Supplied information:
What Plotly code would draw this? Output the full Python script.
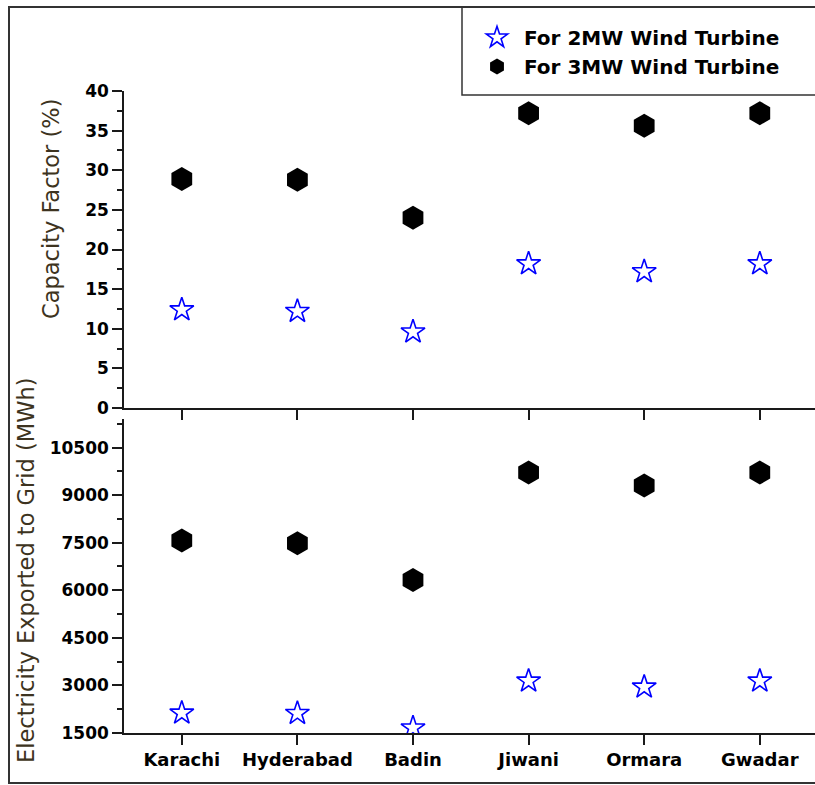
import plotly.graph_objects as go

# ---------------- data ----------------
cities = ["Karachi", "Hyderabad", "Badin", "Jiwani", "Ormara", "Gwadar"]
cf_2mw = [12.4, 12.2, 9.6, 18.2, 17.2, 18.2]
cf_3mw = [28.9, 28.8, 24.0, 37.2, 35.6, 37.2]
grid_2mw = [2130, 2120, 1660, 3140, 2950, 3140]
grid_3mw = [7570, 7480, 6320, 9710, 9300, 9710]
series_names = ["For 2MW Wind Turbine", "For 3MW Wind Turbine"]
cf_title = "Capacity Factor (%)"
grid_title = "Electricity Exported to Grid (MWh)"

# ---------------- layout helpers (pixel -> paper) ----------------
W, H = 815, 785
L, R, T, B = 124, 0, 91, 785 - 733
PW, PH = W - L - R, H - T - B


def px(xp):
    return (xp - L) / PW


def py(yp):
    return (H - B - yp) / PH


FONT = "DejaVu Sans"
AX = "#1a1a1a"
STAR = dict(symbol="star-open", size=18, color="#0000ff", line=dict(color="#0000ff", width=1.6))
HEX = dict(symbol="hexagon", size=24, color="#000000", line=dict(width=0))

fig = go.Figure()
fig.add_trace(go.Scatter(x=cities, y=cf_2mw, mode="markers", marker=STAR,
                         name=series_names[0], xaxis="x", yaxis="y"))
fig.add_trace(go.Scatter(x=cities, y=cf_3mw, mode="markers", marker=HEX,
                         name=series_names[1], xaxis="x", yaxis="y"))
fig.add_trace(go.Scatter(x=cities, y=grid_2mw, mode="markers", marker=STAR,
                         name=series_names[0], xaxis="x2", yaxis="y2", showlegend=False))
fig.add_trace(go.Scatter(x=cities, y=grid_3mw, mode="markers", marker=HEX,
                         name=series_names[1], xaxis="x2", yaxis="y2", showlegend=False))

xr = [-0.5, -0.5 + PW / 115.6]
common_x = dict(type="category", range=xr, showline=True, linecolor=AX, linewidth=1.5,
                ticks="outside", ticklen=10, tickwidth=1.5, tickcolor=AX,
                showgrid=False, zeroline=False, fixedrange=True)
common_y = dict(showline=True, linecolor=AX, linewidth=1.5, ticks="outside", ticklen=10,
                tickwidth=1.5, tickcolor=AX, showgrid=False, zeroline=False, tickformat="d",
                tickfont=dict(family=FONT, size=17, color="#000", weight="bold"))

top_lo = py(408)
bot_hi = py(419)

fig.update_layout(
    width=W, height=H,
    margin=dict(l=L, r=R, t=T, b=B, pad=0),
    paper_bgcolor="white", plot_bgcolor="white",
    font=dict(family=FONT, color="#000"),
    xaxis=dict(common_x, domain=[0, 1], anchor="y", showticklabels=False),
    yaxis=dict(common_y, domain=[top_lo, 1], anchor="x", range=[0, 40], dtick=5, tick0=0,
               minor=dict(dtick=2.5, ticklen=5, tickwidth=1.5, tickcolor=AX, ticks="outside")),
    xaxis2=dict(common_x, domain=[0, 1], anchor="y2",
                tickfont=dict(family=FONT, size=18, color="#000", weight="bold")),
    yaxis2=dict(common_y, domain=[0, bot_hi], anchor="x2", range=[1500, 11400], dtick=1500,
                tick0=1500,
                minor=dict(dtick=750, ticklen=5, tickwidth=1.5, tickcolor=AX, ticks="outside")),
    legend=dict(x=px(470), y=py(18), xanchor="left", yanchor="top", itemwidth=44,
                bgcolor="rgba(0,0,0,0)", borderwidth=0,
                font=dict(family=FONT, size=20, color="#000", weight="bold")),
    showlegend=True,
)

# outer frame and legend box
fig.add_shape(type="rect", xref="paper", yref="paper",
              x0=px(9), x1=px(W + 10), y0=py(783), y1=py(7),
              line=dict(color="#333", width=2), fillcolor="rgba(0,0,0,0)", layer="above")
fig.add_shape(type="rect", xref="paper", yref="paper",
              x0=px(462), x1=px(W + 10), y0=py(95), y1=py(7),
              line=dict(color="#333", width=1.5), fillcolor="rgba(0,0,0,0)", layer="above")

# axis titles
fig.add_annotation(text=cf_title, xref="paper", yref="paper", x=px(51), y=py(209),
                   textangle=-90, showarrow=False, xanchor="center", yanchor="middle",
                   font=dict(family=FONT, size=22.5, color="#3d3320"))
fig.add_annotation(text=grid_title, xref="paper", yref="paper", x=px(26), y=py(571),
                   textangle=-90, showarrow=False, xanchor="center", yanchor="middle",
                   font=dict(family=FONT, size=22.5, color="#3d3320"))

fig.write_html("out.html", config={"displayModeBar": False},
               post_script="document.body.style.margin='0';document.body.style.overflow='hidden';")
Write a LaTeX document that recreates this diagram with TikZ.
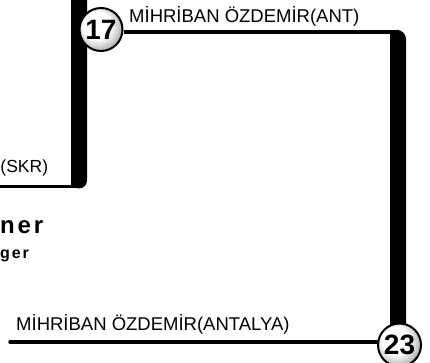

Problem to solve: Repeat exactly and only the lines from the start of the data above through the line that holds "import plotly.graph_objects as go", inclusive. Pictures do not belong in the copy.

Output of the exercise:
What Plotly code would draw this? Output the full Python script.
import plotly.graph_objects as go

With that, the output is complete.